(Figure scripts)
══════════

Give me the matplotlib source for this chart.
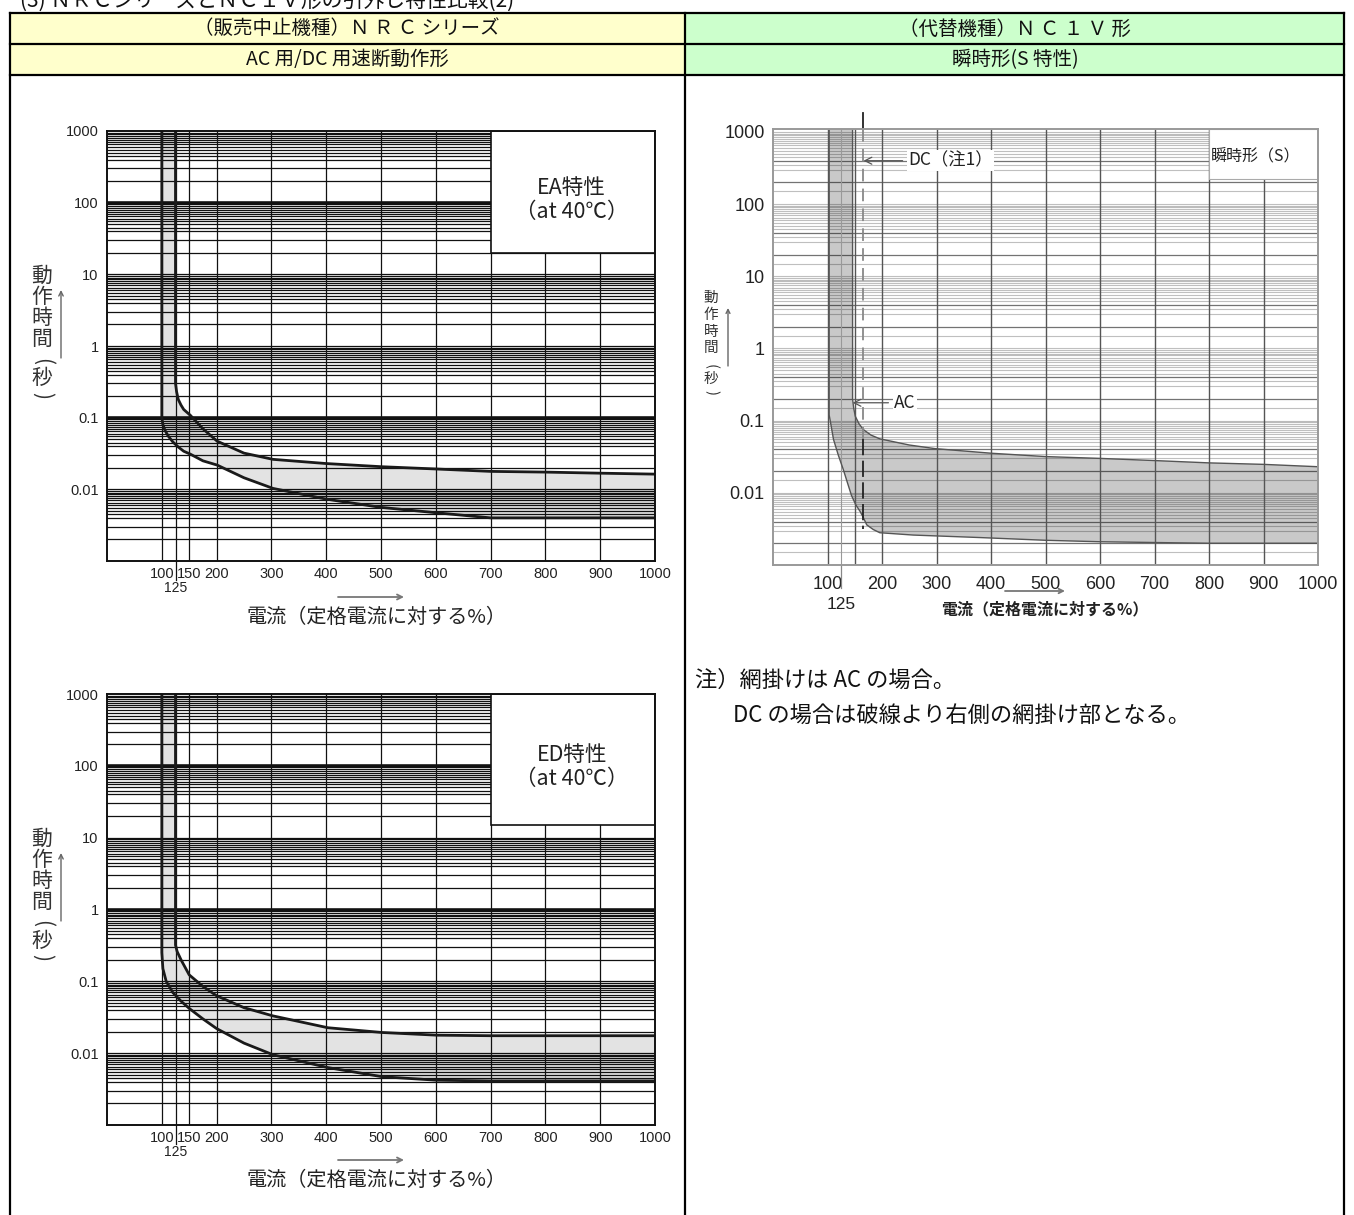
import math
import matplotlib
matplotlib.use('Agg')
import matplotlib.pyplot as plt
from matplotlib.patches import Rectangle, Polygon, FancyArrowPatch
from matplotlib.lines import Line2D
import matplotlib.transforms as mtransforms

W, H = 1354, 1215
JP = ['Noto Sans CJK JP', 'DejaVu Sans']
LAT = ['Liberation Sans', 'DejaVu Sans']

# ---------------- data ----------------
title_text = "(3) ＮＲＣシリーズとＮＣ１Ｖ形の引外し特性比較(2)"
head_left_1 = "（販売中止機種）Ｎ Ｒ Ｃ シリーズ"
head_left_2 = "AC 用/DC 用速断動作形"
head_right_1 = "（代替機種）Ｎ Ｃ １ Ｖ 形"
head_right_2 = "瞬時形(S 特性)"
ylabel_chars = ["動", "作", "時", "間", "(", "秒", ")"]
xlabel_text = "電流（定格電流に対する%）"
note_1 = "注）網掛けは AC の場合。"
note_2 = "DC の場合は破線より右側の網掛け部となる。"
ea_label = "EA特性\n（at 40℃）"
ed_label = "ED特性\n（at 40℃）"
s_label = "瞬時形（S）"
dc_label = "DC（注1）"
ac_label = "AC"

x_ticks_left = [100, 150, 200, 300, 400, 500, 600, 700, 800, 900, 1000]
x_ticks_right = [100, 200, 300, 400, 500, 600, 700, 800, 900, 1000]
x_tick_extra = 125
y_ticks = [1000, 100, 10, 1, 0.1, 0.01]
y_tick_labels = ["1000", "100", "10", "1", "0.1", "0.01"]
vgrid_left = [100, 125, 150, 200, 300, 400, 500, 600, 700, 800, 900]
vgrid_right = [100, 150, 200, 300, 400, 500, 600, 700, 800, 900]
grid_mults_left = [1, 2, 3, 4, 4.5, 5, 5.5, 6, 6.5, 7, 7.5, 8, 8.5, 9, 9.5]
grid_mults_right = [1, 1.5, 2, 3, 3.5, 4, 4.5, 5, 5.5, 6, 6.5, 7, 7.5, 8, 8.5, 9, 9.5]
dark_mults_right = [2, 4]

# EA characteristic (NRC)
ea_low_x = [100, 100, 102, 106, 112, 120, 130, 140, 152, 175, 201, 250, 303, 400, 500, 602, 700, 1000]
ea_low_y = [1000, 0.1, 0.08, 0.066, 0.055, 0.046, 0.039, 0.034, 0.031, 0.025, 0.0218, 0.0145, 0.0103, 0.0073, 0.0056, 0.0047, 0.004, 0.004]
ea_up_x = [125, 125, 127, 130, 135, 140, 152, 175, 201, 250, 303, 400, 500, 602, 700, 800, 900, 1000]
ea_up_y = [1000, 0.3, 0.23, 0.18, 0.15, 0.13, 0.108, 0.07, 0.047, 0.032, 0.0262, 0.0229, 0.0207, 0.0192, 0.0178, 0.0174, 0.0168, 0.0163]
ea_box_bottom = 20
ea_thick = [100, 0.1]

# ED characteristic (NRC)
ed_low_x = [100, 100, 102, 108, 120, 135, 150, 175, 200, 250, 303, 403, 502, 602, 700, 1000]
ed_low_y = [1000, 0.25, 0.15, 0.1, 0.07, 0.053, 0.042, 0.03, 0.022, 0.0138, 0.0095, 0.0063, 0.0047, 0.0042, 0.0041, 0.0041]
ed_up_x = [125, 125, 128, 135, 150, 175, 200, 250, 303, 403, 502, 602, 700, 1000]
ed_up_y = [1000, 0.32, 0.26, 0.2, 0.123, 0.085, 0.063, 0.043, 0.033, 0.0226, 0.0194, 0.0178, 0.0175, 0.0175]
ed_box_bottom = 15
ed_thick = [100, 1]

# NC1V instantaneous (S)
s_low_x = [103, 103, 105, 111, 120, 129, 137, 144, 152, 160, 166, 172, 184, 196, 257, 380, 500, 600, 800, 1000]
s_low_y = [1100, 0.12, 0.1, 0.055, 0.033, 0.021, 0.0135, 0.0092, 0.0068, 0.0055, 0.0045, 0.0036, 0.0031, 0.0028, 0.0026, 0.0024, 0.0022, 0.0021, 0.002, 0.002]
s_up_x = [146, 146, 148, 151, 158, 166, 180, 196, 250, 297, 400, 500, 600, 700, 800, 900, 1000]
s_up_y = [1100, 0.2, 0.15, 0.115, 0.09, 0.075, 0.063, 0.056, 0.046, 0.041, 0.0354, 0.0318, 0.030, 0.028, 0.026, 0.0248, 0.023]
s_box_bottom = 220
dc_x = 166
dc_top = 1100
dc_split = 0.056
dc_bottom = 0.0032
dc_arrow_y = 400
ac_arrow = (146, 0.177)

# ---------------- helpers ----------------
fig = plt.figure(figsize=(W / 100, H / 100), dpi=100)


def fx(x):
    return x / W


def fy(y):
    return 1 - y / H


def axes_px(l, t, r, b):
    return fig.add_axes([fx(l), fy(b), (r - l) / W, (b - t) / H])


def fline(x0, y0, x1, y1, **kw):
    fig.add_artist(Line2D([fx(x0), fx(x1)], [fy(y0), fy(y1)], transform=fig.transFigure, **kw))


def farrow(x0, y0, x1, y1, color='#555', lw=1.0, ms=9):
    fig.add_artist(FancyArrowPatch((fx(x0), fy(y0)), (fx(x1), fy(y1)), transform=fig.transFigure,
                                   arrowstyle='->', mutation_scale=ms, color=color, lw=lw,
                                   shrinkA=0, shrinkB=0))


def grid_vals(mults, top):
    vals = []
    for k in range(-3, 4):
        for m in mults:
            v = m * 10.0 ** k
            if 0.001 < v < top:
                vals.append((m, v))
    return vals


def ylabel_stack(x, y0, steps, size, color):
    y = y0
    for ch, st in zip(ylabel_chars, steps):
        rot = -90 if ch in "()" else 0
        fig.text(fx(x), fy(y), ch, ha='center', va='center', fontsize=size,
                 family=JP, color=color, rotation=rot)
        y += st


# ---------------- table frame ----------------
fig.add_artist(Rectangle((fx(10), fy(75)), fx(685) - fx(10), fy(13) - fy(75),
                         transform=fig.transFigure, fc='#FFFFCC', ec='none'))
fig.add_artist(Rectangle((fx(685), fy(75)), fx(1344) - fx(685), fy(13) - fy(75),
                         transform=fig.transFigure, fc='#CCFFCC', ec='none'))
for yy in [13, 44, 75]:
    fline(10, yy, 1344, yy, color='black', lw=1.6)
for xx in [10, 685, 1344]:
    fline(xx, 13, xx, 1215, color='black', lw=1.6)

fig.text(fx(20), fy(1), title_text, ha='left', va='center', fontsize=15, family=JP, color='#111')
fig.text(fx(347), fy(29), head_left_1, ha='center', va='center', fontsize=14, family=JP, color='#111')
fig.text(fx(347), fy(60), head_left_2, ha='center', va='center', fontsize=14, family=JP, color='#111')
fig.text(fx(1015), fy(29), head_right_1, ha='center', va='center', fontsize=14, family=JP, color='#111')
fig.text(fx(1015), fy(60), head_right_2, ha='center', va='center', fontsize=14, family=JP, color='#111')


# ---------------- NRC charts ----------------
def nrc_chart(top, bottom, low_x, low_y, up_x, up_y, box_bottom, thick, label):
    ax = axes_px(107, top, 655, bottom)
    ax.set_xscale('linear')
    ax.set_yscale('log')
    for m, v in grid_vals(grid_mults_left, 1000):
        ax.axhline(v, color='#111', lw=2.6 if v in thick else 0.9, zorder=2)
    for xv in vgrid_left:
        ax.axvline(xv, color='#111', lw=0.9, zorder=2)
    verts = list(zip(low_x, low_y)) + list(zip(up_x[::-1], up_y[::-1]))
    ax.add_patch(Polygon(verts, closed=True, fc='#e3e3e3', ec='none', zorder=1))
    ax.plot(low_x, low_y, color='#1a1a1a', lw=2.0, zorder=3, solid_joinstyle='round')
    ax.plot(up_x, up_y, color='#1a1a1a', lw=2.0, zorder=3, solid_joinstyle='round')
    ax.add_patch(Rectangle((700, box_bottom), 300, 1000 - box_bottom, fc='white', ec='#111',
                           lw=1.2, zorder=4))
    ymid = 10 ** ((3 + math.log10(box_bottom)) / 2) * 0.78
    ax.text(848, ymid, label, ha='center', va='center', fontsize=15.5, family=JP, color='#222',
            zorder=5, linespacing=1.1)
    # 125 tick line & label
    ax.plot([x_tick_extra, x_tick_extra], [0.001, 0.001 * 10 ** (-0.26)], color='#111', lw=0.9,
            clip_on=False)
    trans = mtransforms.blended_transform_factory(ax.transData, ax.transAxes)
    ax.text(x_tick_extra, -0.062, str(x_tick_extra), transform=trans, ha='center', va='center',
            fontsize=10, family=LAT, color='#222')
    ax.set_xlim(0, 1000)
    ax.set_ylim(0.001, 1000)
    ax.set_xticks(x_ticks_left)
    ax.set_xticklabels([str(v) for v in x_ticks_left], fontsize=10.5, family=LAT, color='#222')
    ax.set_yticks(y_ticks)
    ax.set_yticklabels(y_tick_labels, fontsize=10.5, family=LAT, color='#222')
    ax.yaxis.set_minor_locator(matplotlib.ticker.NullLocator())
    ax.tick_params(axis='both', length=0)
    ax.tick_params(axis='x', pad=4)
    ax.tick_params(axis='y', pad=6)
    for s in ax.spines.values():
        s.set_color('#111')
        s.set_linewidth(1.4)
        s.set_zorder(6)
    return ax


nrc_chart(131, 561, ea_low_x, ea_low_y, ea_up_x, ea_up_y, ea_box_bottom, ea_thick, ea_label)
nrc_chart(694, 1125, ed_low_x, ed_low_y, ed_up_x, ed_up_y, ed_box_bottom, ed_thick, ed_label)

for off in [0, 563]:
    ylabel_stack(42, 276 + off, [21, 21, 21, 22, 17, 17, 0], 15, '#333')
    farrow(61, 358 + off, 61, 290 + off, color='#666', lw=1.0, ms=8)
    farrow(338, 597 + off, 404, 597 + off, color='#777', lw=1.3, ms=9)
    fig.text(fx(377), fy(617 + off), xlabel_text, ha='center', va='center', fontsize=14.5,
             family=JP, color='#222')

# ---------------- NC1V chart ----------------
ax = axes_px(773, 129, 1318, 565)
ax.set_yscale('log')
for m, v in grid_vals(grid_mults_right, 1100):
    dark = m in dark_mults_right
    ax.axhline(v, color='black', alpha=0.55 if dark else 0.25, lw=0.9 if dark else 0.8, zorder=2)
for xv in vgrid_right:
    ax.axvline(xv, color='#555', lw=1.0, zorder=2)
ax.axvline(x_tick_extra, color='#999', lw=0.8, zorder=2)
verts = list(zip(s_low_x, s_low_y)) + list(zip(s_up_x[::-1], s_up_y[::-1]))
ax.add_patch(Polygon(verts, closed=True, fc='#c9c9c9', ec='none', zorder=1))
ax.plot(s_low_x, s_low_y, color='#555', lw=1.0, zorder=3)
ax.plot(s_up_x, s_up_y, color='#555', lw=1.0, zorder=3)
ax.plot([dc_x, dc_x], [dc_top, dc_split], color='#888', lw=1.3, ls=(0, (7, 4)), zorder=3)
ax.plot([dc_x, dc_x], [dc_split, dc_bottom], color='#222', lw=1.3, ls=(0, (9, 3)), zorder=3)
ax.plot([dc_x, dc_x], [dc_top, 1850], color='#222', lw=1.3, clip_on=False)
ax.add_patch(Rectangle((800, s_box_bottom), 200, 1100 - s_box_bottom, fc='white', ec='#aaa',
                       lw=0.8, zorder=4))
ax.text(885, 460, s_label, ha='center', va='center', fontsize=11.5, family=JP, color='#222', zorder=5)
ax.annotate(dc_label, xy=(dc_x, dc_arrow_y), xytext=(248, dc_arrow_y), ha='left', va='center',
            fontsize=12.5, family=JP, color='#222', zorder=6,
            bbox=dict(fc='white', ec='none', pad=1),
            arrowprops=dict(arrowstyle='->', color='#555', lw=0.9, shrinkA=3, shrinkB=0))
ax.annotate(ac_label, xy=ac_arrow, xytext=(222, ac_arrow[1]), ha='left', va='center',
            fontsize=12.5, family=JP, color='#222', zorder=6,
            bbox=dict(fc='white', ec='none', pad=1),
            arrowprops=dict(arrowstyle='->', color='#555', lw=0.9, shrinkA=3, shrinkB=0))
ax.plot([x_tick_extra, x_tick_extra], [0.001, 0.001 * 10 ** (-0.32)], color='#888', lw=0.9,
        clip_on=False)
trans = mtransforms.blended_transform_factory(ax.transData, ax.transAxes)
ax.text(x_tick_extra, -0.09, str(x_tick_extra), transform=trans, ha='center', va='center',
        fontsize=12.5, family=LAT, color='#222')
ax.set_xlim(0, 1000)
ax.set_ylim(0.001, 1100)
ax.set_xticks(x_ticks_right)
ax.set_xticklabels([str(v) for v in x_ticks_right], fontsize=13, family=LAT, color='#222')
ax.set_yticks(y_ticks)
ax.set_yticklabels(y_tick_labels, fontsize=13, family=LAT, color='#222')
ax.yaxis.set_minor_locator(matplotlib.ticker.NullLocator())
ax.tick_params(axis='both', length=0)
ax.tick_params(axis='x', pad=8)
ax.tick_params(axis='y', pad=6)
for s in ax.spines.values():
    s.set_color('#999')
    s.set_linewidth(1.4)
    s.set_zorder(6)

ylabel_stack(711, 298, [17, 17, 16, 18, 13, 13, 0], 10.5, '#333')
farrow(728, 366, 728, 308, color='#666', lw=1.0, ms=7)
farrow(1005, 591, 1065, 591, color='#777', lw=1.3, ms=8)
fig.text(fx(1045), fy(609), xlabel_text, ha='center', va='center', fontsize=11.5, family=JP,
         color='#222', weight='bold')

fig.text(fx(695), fy(680), note_1, ha='left', va='center', fontsize=16, family=JP, color='#111')
fig.text(fx(733), fy(715), note_2, ha='left', va='center', fontsize=16, family=JP, color='#111')

fig.savefig('out.png', dpi=100)
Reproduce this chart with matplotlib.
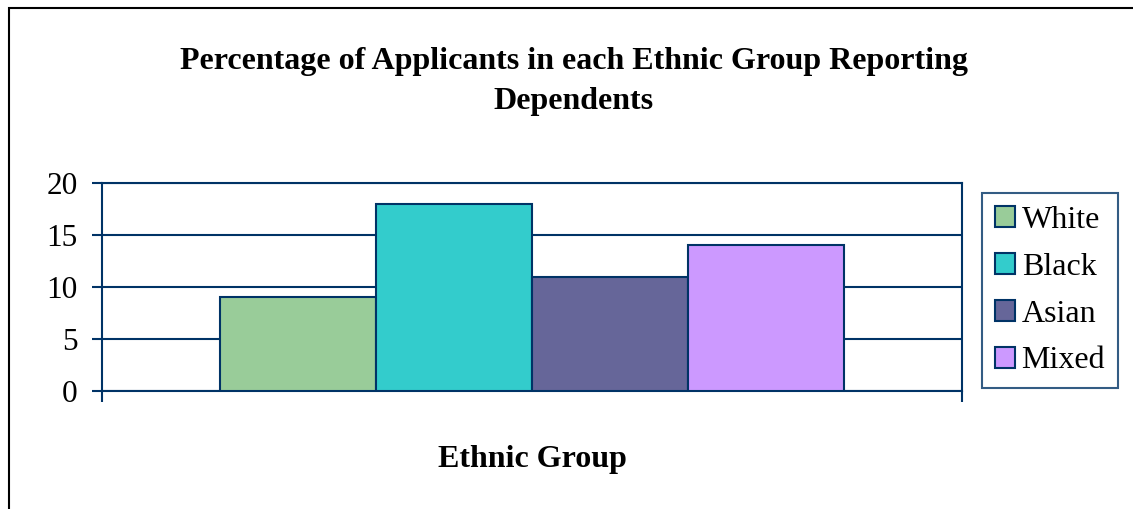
import matplotlib.pyplot as plt
from matplotlib.patches import Rectangle

groups = ['White', 'Black', 'Asian', 'Mixed']
percent = [9, 18, 11, 14]
colors = ['#99cc99', '#33cccc', '#666699', '#cc99ff']
navy = '#003366'

plt.rcParams['font.family'] = ['Liberation Serif', 'DejaVu Serif']

W, H = 1133, 509
fig = plt.figure(figsize=(W / 100, H / 100), dpi=100)

# outer chart frame (left/top visible, runs off the right and bottom)
fig.patches.append(Rectangle((9 / W, -0.1), 1.2, (H - 8) / H + 0.1,
                             transform=fig.transFigure, fill=False,
                             edgecolor='black', linewidth=1.5))

ax = fig.add_axes([102 / W, (H - 391) / H, 860 / W, 208 / H])

bw = 0.1814
for i, (g, v, c) in enumerate(zip(groups, percent, colors)):
    ax.bar((i - 1.5) * bw, v, width=bw, color=c, edgecolor=navy,
           linewidth=1.5, label=g, zorder=3)

ax.set_xlim(-0.5, 0.5)
ax.set_ylim(0, 20)
ax.set_yticks([0, 5, 10, 15, 20])
ax.set_xticks([-0.5, 0.5])
ax.set_xticklabels([])
ax.tick_params(axis='y', direction='out', length=7.5, width=1.5,
               color=navy, labelsize=22.5, pad=10)
ax.tick_params(axis='x', direction='out', length=8, width=1.5, color=navy)
ax.yaxis.grid(True, color=navy, linewidth=1.5, zorder=0)
ax.set_axisbelow(True)
for s in ax.spines.values():
    s.set_color(navy)
    s.set_linewidth(1.5)

fig.text(532 / W, 1 - 459 / H, 'Ethnic Group', ha='center', va='center',
         fontsize=23, fontweight='bold')

fig.text(574 / W, 1 - 61 / H,
         'Percentage of Applicants in each Ethnic Group Reporting',
         ha='center', va='center', fontsize=23, fontweight='bold')
fig.text(574 / W, 1 - 101 / H, 'Dependents',
         ha='center', va='center', fontsize=23, fontweight='bold')

leg = fig.legend(loc='upper left', bbox_to_anchor=(982 / W, 1 - 193 / H),
                 fontsize=23, frameon=True, fancybox=False,
                 handlelength=0.62, handleheight=0.62, handletextpad=0.22,
                 labelspacing=0.56, borderpad=0.4, borderaxespad=0)
leg.get_frame().set_edgecolor(navy)
leg.get_frame().set_linewidth(1.5)

fig.savefig('out.png', dpi=100)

══════════

Aim of the task >> Starting from the line where "Reproduce this chart with matplotlib." appears, copy every line through the end of the material, both ends included, but no pictures.

Solution to this task >>
Reproduce this chart with matplotlib.
import matplotlib.pyplot as plt
from matplotlib.patches import Rectangle

groups = ['White', 'Black', 'Asian', 'Mixed']
percent = [9, 18, 11, 14]
colors = ['#99cc99', '#33cccc', '#666699', '#cc99ff']
navy = '#003366'

plt.rcParams['font.family'] = ['Liberation Serif', 'DejaVu Serif']

W, H = 1133, 509
fig = plt.figure(figsize=(W / 100, H / 100), dpi=100)

# outer chart frame (left/top visible, runs off the right and bottom)
fig.patches.append(Rectangle((9 / W, -0.1), 1.2, (H - 8) / H + 0.1,
                             transform=fig.transFigure, fill=False,
                             edgecolor='black', linewidth=1.5))

ax = fig.add_axes([102 / W, (H - 391) / H, 860 / W, 208 / H])

bw = 0.1814
for i, (g, v, c) in enumerate(zip(groups, percent, colors)):
    ax.bar((i - 1.5) * bw, v, width=bw, color=c, edgecolor=navy,
           linewidth=1.5, label=g, zorder=3)

ax.set_xlim(-0.5, 0.5)
ax.set_ylim(0, 20)
ax.set_yticks([0, 5, 10, 15, 20])
ax.set_xticks([-0.5, 0.5])
ax.set_xticklabels([])
ax.tick_params(axis='y', direction='out', length=7.5, width=1.5,
               color=navy, labelsize=22.5, pad=10)
ax.tick_params(axis='x', direction='out', length=8, width=1.5, color=navy)
ax.yaxis.grid(True, color=navy, linewidth=1.5, zorder=0)
ax.set_axisbelow(True)
for s in ax.spines.values():
    s.set_color(navy)
    s.set_linewidth(1.5)

fig.text(532 / W, 1 - 459 / H, 'Ethnic Group', ha='center', va='center',
         fontsize=23, fontweight='bold')

fig.text(574 / W, 1 - 61 / H,
         'Percentage of Applicants in each Ethnic Group Reporting',
         ha='center', va='center', fontsize=23, fontweight='bold')
fig.text(574 / W, 1 - 101 / H, 'Dependents',
         ha='center', va='center', fontsize=23, fontweight='bold')

leg = fig.legend(loc='upper left', bbox_to_anchor=(982 / W, 1 - 193 / H),
                 fontsize=23, frameon=True, fancybox=False,
                 handlelength=0.62, handleheight=0.62, handletextpad=0.22,
                 labelspacing=0.56, borderpad=0.4, borderaxespad=0)
leg.get_frame().set_edgecolor(navy)
leg.get_frame().set_linewidth(1.5)

fig.savefig('out.png', dpi=100)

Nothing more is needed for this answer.